▶ [Written task]: Copy exactly the lines from the beginning of the data down to and including the line holding "y_ticks = [0, 0.5, 1, 1.5, 2, 2.5, 3, 3.5, 4]", without any pictures.
_ _ _ _ _ _ _
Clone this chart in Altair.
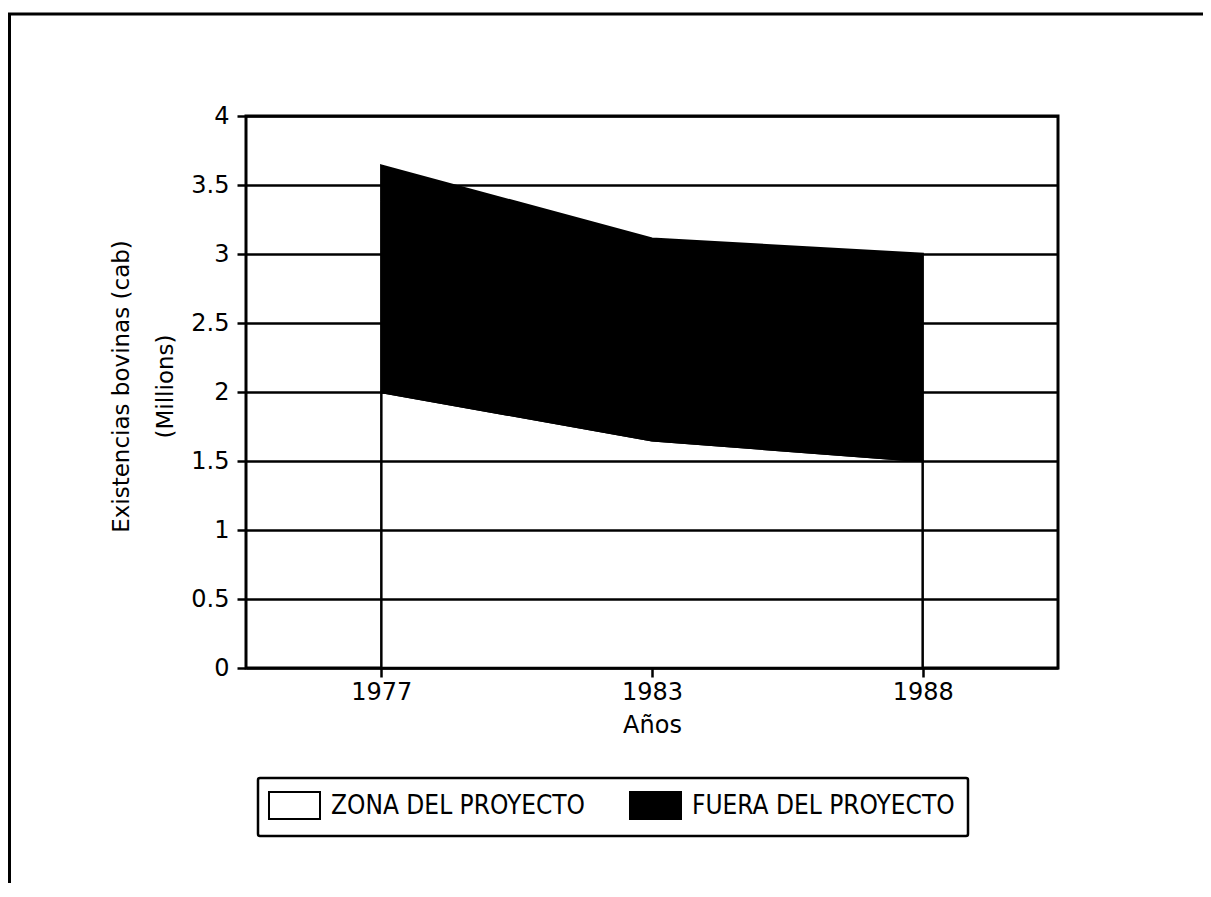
import altair as alt
import pandas as pd

# ---- data ----
years = ["1977", "1983", "1988"]
zona = [2.00, 1.65, 1.50]          # ZONA DEL PROYECTO (millions)
fuera = [1.64, 1.46, 1.50]         # FUERA DEL PROYECTO (millions, stacked on top)
series = ["ZONA DEL PROYECTO", "FUERA DEL PROYECTO"]
colors = ["white", "black"]
y_ticks = [0, 0.5, 1, 1.5, 2, 2.5, 3, 3.5, 4]

rows = []
for i, yr in enumerate(years):
    rows.append({"year": yr, "serie": series[0], "valor": zona[i], "orden": 0})
    rows.append({"year": yr, "serie": series[1], "valor": fuera[i], "orden": 1})
df = pd.DataFrame(rows)

FONT = "DejaVu Sans"
COND = "DejaVu Sans Condensed"

W, H = 812, 552

area = alt.Chart(df).mark_area(
    stroke="black", strokeWidth=2.5, fillOpacity=1, opacity=1
).encode(
    x=alt.X(
        "year:N", sort=years,
        scale=alt.Scale(type="point", padding=0.5),
        axis=alt.Axis(
            title="Años", labelAngle=0, grid=False, domain=False,
            ticks=True, tickSize=9, tickWidth=2.5, tickColor="black",
            labelFont=FONT, labelFontSize=24, labelColor="black", labelPadding=3,
            titleFont=FONT, titleFontSize=24, titleFontWeight="normal",
            titleColor="black", titlePadding=9,
        ),
    ),
    y=alt.Y(
        "valor:Q", stack="zero",
        scale=alt.Scale(domain=[0, 4], nice=False, zero=True),
        axis=alt.Axis(
            values=y_ticks, format="~g", grid=True, gridColor="black",
            gridWidth=2.5, gridOpacity=1, domain=False,
            tickSize=9, tickWidth=2.5, tickColor="black",
            labelFont=FONT, labelFontSize=24, labelColor="black", labelPadding=8,
            title=["Existencias bovinas (cab)", "(Millions)"],
            titleFont=FONT, titleFontSize=23, titleFontWeight="normal",
            titleColor="black", titleLineHeight=44,
            titleX=-113, titleY=H / 2 - 6, zindex=1,
        ),
    ),
    color=alt.Color(
        "serie:N",
        scale=alt.Scale(domain=series, range=colors),
        legend=alt.Legend(
            orient="none", legendX=12, legendY=662, direction="horizontal",
            columns=2, title=None,
            symbolType="M-1.889,-1H1.889V1H-1.889Z", symbolSize=729,
            symbolStrokeColor="black", symbolStrokeWidth=2, symbolOpacity=1,
            symbolOffset=9, labelOffset=22, columnPadding=39, labelLimit=0,
            labelFont=COND, labelFontSize=26, labelColor="black",
            padding=13, strokeColor="black", cornerRadius=2,
        ),
    ),
    order=alt.Order("orden:Q", sort="ascending"),
)

frame = alt.Chart(pd.DataFrame({"k": [0]})).mark_rect(
    fillOpacity=0, stroke="black", strokeWidth=3
).encode(
    x=alt.value(-236.5), x2=alt.value(3000),
    y=alt.value(-102), y2=alt.value(3000),
)

chart = alt.layer(frame, area).properties(
    width=W, height=H,
    autosize=alt.AutoSizeParams(type="none"),
    padding={"left": 238, "top": 108, "right": 145, "bottom": 215},
    background="white",
).configure_view(
    stroke="black", strokeWidth=3
).configure_legend(
    strokeWidth=2.5
)

chart.save("out.html", embed_options={"renderer": "svg", "actions": False})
_ _ _ _ _ _ _
▶ [Exercise result]:
Clone this chart in Altair.
import altair as alt
import pandas as pd

# ---- data ----
years = ["1977", "1983", "1988"]
zona = [2.00, 1.65, 1.50]          # ZONA DEL PROYECTO (millions)
fuera = [1.64, 1.46, 1.50]         # FUERA DEL PROYECTO (millions, stacked on top)
series = ["ZONA DEL PROYECTO", "FUERA DEL PROYECTO"]
colors = ["white", "black"]
y_ticks = [0, 0.5, 1, 1.5, 2, 2.5, 3, 3.5, 4]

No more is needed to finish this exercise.